На площадке стоял небольшой автономный аэрокар, используемый для экстренной эвакуации персонала. Максим направился к нему, продолжая контролировать системы безопасности комплекса через свое расширенное восприятие.
– Тревога в медицинском блоке, – сообщила Ирина. – Обнаружено ваше отсутствие. Расчетное время до полной блокировки комплекса: 45 секунд.
Максим достиг аэрокара и мысленно активировал его системы управления. Машина ожила, её двигатели запустились, готовясь к взлету.
– Критический перегрев через 30 секунд. Возможно необратимое повреждение нейронных структур.
– Завершаем протокол, – согласился Максим, чувствуя, как его сознание начинает фрагментироваться под давлением перегрузки.

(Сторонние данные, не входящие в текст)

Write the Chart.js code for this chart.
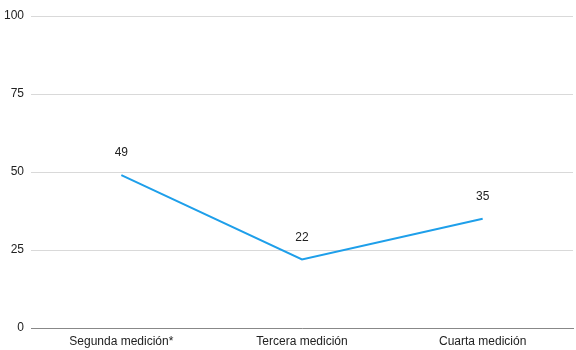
<!DOCTYPE html>
<html>
<head>
<meta charset="utf-8">
<script src="https://cdn.jsdelivr.net/npm/chart.js@4"></script>
<style>
  html, body { margin: 0; padding: 0; background: #fff; }
  #wrap { width: 576px; height: 350px; }
</style>
</head>
<body>
<div id="wrap"><canvas id="chart" width="576" height="350"></canvas></div>
<script>
const categories = ['Segunda medición*', 'Tercera medición', 'Cuarta medición'];
const values = [49, 22, 35];
const yTicks = [0, 25, 50, 75, 100];

const fontFamily = '"Liberation Sans", Arial, Helvetica, sans-serif';

// simple value labels above each point
const valueLabels = {
  id: 'valueLabels',
  afterDatasetsDraw(chart) {
    const ctx = chart.ctx;
    const meta = chart.getDatasetMeta(0);
    ctx.save();
    ctx.font = '12px ' + fontFamily;
    ctx.fillStyle = '#222';
    ctx.textAlign = 'center';
    ctx.textBaseline = 'middle';
    meta.data.forEach((pt, i) => {
      ctx.fillText(String(values[i]), pt.x, pt.y - 22);
    });
    ctx.restore();
  }
};

new Chart(document.getElementById('chart'), {
  type: 'line',
  data: {
    labels: categories,
    datasets: [{
      data: values,
      borderColor: '#1E9FEA',
      borderWidth: 2,
      pointRadius: 0,
      fill: false,
      tension: 0
    }]
  },
  options: {
    responsive: false,
    animation: false,
    layout: { padding: { top: 16, right: 3, bottom: 0, left: 0 } },
    plugins: {
      legend: { display: false },
      tooltip: { enabled: false }
    },
    scales: {
      x: {
        offset: true,
        afterFit(axis) { axis.height = 22; },
        grid: { display: false, drawTicks: false },
        border: { color: '#888', width: 1 },
        ticks: { color: '#222', font: { family: fontFamily, size: 12 }, padding: 6, maxRotation: 0 }
      },
      y: {
        min: 0,
        max: 100,
        afterBuildTicks(axis) { axis.ticks = yTicks.map(v => ({ value: v })); },
        afterFit(axis) { axis.width = 31; },
        grid: { color: '#d9d9d9', lineWidth: 1, drawTicks: false },
        border: { display: false },
        ticks: { color: '#222', font: { family: fontFamily, size: 12 }, padding: 7 }
      }
    }
  },
  plugins: [valueLabels]
});
</script>
</body>
</html>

С огромным ментальным усилием он начал процесс разделения – отделения своего сознания от алгоритмических структур Ирины, возвращения к нормальному человеческому восприятию. Это было болезненно, словно отрывать от себя часть личности, но необходимо для выживания.

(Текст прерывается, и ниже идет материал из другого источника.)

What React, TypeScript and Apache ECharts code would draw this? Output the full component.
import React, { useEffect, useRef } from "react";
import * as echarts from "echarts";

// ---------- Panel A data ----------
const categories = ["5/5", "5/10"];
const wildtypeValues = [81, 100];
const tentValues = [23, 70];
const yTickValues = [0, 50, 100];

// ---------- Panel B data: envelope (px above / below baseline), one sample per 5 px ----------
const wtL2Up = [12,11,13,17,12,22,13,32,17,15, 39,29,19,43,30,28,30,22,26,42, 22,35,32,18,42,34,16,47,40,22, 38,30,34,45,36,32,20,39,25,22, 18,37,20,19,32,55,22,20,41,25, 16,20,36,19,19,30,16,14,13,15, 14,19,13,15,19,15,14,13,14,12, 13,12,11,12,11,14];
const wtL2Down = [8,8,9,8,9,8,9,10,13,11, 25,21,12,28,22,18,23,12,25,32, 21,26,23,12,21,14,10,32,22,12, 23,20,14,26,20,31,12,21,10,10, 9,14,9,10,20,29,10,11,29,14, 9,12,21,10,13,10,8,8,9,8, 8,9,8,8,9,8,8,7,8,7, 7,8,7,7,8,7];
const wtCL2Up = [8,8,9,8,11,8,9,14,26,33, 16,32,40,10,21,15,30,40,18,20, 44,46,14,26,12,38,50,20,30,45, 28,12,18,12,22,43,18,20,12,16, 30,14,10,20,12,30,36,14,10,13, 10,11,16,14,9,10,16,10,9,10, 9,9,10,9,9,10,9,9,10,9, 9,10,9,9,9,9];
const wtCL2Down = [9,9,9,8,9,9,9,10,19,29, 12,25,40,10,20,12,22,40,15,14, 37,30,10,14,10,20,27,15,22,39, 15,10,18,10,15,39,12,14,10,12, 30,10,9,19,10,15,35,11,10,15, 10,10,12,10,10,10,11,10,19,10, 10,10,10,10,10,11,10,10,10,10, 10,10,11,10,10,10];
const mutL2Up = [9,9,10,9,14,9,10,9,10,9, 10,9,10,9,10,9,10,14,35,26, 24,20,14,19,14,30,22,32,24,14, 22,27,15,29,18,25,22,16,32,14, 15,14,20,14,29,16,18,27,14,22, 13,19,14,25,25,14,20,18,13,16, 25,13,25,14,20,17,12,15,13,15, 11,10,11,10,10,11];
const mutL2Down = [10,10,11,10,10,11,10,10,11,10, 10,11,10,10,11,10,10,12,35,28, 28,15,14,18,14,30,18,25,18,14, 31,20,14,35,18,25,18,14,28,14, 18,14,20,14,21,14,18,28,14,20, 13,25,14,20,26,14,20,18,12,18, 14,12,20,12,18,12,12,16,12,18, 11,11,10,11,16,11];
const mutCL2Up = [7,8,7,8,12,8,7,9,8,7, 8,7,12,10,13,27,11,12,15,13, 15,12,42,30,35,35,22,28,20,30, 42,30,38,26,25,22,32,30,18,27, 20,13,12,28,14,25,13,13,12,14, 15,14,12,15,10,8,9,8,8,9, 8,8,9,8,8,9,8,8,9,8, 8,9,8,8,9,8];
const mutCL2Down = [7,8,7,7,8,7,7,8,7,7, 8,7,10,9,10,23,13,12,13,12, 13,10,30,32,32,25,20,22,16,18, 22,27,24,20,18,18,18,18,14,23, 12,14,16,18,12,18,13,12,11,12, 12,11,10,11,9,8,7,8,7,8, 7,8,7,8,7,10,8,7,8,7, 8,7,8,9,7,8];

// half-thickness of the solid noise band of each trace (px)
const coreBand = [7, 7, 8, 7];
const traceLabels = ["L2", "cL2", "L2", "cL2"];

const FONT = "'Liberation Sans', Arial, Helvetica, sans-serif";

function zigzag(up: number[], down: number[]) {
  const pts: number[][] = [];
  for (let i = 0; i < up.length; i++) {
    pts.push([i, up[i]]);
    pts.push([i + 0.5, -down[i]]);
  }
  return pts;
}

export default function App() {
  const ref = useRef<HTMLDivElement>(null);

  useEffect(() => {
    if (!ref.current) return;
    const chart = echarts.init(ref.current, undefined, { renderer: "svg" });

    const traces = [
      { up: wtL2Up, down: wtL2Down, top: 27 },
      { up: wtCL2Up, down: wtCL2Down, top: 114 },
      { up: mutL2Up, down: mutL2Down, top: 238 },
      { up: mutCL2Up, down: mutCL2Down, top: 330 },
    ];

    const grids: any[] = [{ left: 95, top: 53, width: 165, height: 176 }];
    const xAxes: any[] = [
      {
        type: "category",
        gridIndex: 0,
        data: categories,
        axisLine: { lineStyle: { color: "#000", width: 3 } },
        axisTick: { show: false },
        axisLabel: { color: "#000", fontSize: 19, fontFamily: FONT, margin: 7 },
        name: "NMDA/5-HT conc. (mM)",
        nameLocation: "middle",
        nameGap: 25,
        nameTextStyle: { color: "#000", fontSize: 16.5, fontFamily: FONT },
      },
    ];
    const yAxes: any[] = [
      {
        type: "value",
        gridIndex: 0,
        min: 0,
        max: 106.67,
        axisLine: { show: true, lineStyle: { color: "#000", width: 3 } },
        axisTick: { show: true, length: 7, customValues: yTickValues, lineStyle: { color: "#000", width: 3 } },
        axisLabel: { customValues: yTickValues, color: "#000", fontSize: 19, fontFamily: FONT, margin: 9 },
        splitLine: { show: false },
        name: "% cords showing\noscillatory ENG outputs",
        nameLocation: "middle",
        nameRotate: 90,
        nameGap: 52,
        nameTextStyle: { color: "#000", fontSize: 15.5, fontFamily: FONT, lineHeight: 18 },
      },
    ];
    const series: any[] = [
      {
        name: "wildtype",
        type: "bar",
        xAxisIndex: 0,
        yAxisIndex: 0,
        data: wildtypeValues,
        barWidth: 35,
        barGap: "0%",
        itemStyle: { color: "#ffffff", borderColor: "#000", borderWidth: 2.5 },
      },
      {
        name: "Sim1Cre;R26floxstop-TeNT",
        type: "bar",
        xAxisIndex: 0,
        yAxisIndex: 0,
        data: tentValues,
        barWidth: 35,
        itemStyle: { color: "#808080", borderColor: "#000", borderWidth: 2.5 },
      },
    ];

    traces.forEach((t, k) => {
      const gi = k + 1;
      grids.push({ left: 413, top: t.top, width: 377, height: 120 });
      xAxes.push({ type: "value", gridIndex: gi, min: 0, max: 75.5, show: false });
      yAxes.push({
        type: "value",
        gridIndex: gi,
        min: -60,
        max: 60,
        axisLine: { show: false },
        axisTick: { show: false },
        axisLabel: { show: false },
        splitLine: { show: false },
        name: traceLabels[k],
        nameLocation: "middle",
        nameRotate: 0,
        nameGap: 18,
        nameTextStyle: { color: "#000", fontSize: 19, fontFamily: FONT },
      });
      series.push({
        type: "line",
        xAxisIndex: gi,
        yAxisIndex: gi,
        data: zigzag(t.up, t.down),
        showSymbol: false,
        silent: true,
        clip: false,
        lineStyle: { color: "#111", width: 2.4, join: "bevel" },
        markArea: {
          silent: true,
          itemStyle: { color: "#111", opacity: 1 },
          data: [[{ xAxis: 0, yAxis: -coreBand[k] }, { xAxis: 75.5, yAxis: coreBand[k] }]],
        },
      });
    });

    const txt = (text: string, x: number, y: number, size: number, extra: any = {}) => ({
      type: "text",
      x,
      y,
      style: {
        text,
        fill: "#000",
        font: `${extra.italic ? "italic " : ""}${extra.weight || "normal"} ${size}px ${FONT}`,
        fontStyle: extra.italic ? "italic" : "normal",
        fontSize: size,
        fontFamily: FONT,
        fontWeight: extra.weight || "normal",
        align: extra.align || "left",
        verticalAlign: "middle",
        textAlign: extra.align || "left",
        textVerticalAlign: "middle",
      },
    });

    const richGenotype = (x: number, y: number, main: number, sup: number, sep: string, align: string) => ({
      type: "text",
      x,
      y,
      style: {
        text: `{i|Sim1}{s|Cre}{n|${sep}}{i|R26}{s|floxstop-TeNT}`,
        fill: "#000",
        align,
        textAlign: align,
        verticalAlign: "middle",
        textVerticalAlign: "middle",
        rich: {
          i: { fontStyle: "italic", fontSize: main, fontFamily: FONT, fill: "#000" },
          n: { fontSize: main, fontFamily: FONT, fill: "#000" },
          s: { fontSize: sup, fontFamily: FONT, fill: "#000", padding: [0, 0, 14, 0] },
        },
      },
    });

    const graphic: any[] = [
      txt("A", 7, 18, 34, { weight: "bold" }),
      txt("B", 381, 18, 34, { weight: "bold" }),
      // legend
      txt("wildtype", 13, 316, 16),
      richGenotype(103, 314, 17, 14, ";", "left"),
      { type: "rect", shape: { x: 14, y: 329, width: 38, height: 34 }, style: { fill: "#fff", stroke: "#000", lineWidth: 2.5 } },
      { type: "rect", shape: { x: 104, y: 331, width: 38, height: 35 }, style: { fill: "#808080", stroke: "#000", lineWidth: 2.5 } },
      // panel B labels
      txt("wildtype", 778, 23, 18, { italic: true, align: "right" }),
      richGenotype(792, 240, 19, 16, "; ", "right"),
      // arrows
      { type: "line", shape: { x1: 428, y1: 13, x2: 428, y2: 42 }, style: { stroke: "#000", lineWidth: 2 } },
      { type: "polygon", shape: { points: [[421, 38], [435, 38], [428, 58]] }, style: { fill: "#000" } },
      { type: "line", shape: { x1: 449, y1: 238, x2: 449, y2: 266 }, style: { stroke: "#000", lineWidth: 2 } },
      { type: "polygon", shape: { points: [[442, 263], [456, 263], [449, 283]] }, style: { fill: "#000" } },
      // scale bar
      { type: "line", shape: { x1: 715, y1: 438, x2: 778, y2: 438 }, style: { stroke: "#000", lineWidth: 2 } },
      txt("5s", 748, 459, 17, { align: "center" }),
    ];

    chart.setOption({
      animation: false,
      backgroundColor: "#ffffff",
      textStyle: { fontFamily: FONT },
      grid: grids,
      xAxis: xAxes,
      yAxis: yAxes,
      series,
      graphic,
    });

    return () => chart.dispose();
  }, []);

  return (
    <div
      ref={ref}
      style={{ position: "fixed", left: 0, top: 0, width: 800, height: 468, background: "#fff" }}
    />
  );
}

В момент, когда двери лифтов на крыше начали открываться, выпуская охранников, протокол "Темная материя" завершился. Максим, ослабленный и дезориентированный, но в своем обычном состоянии сознания, упал на сиденье аэрокара.
– Ирина, – хрипло произнес он вслух, его голос дрожал от перенесенного стресса. – Экстренный взлет. Курс: ближайший гражданский аэропорт.
Автономные системы аэрокара активировались, двери закрылись, и машина вертикально взмыла в ночное небо, уходя от выстрелов охранников.
Максим откинулся на сиденье, чувствуя, как адреналин постепенно уступает место изнеможению. Голова раскалывалась от боли, перед глазами плыли черные пятна – последствия нейронной перегрузки. Но он был свободен.
– Ирина, – позвал он своего ИИ-ассистента, уже через обычный нейроинтерфейс. – Статус?
– Функционирую в нормальном режиме, – ответила она, её голос снова стал отдельным от его мыслей. – У вас критические показатели неврологической активности. Рекомендую немедленную медицинскую помощь.
– Нет времени, – покачал головой Максим, превозмогая боль. – Они уже наверняка подняли тревогу по всей сети. Нам нужно выбраться из страны. Москва… нам нужно в Москву. Координаты, которые дал Соколов.
– Принято, – ответила Ирина. – Прокладываю маршрут с минимальным риском отслеживания. Рекомендую промежуточные точки для смены транспорта и маскировки.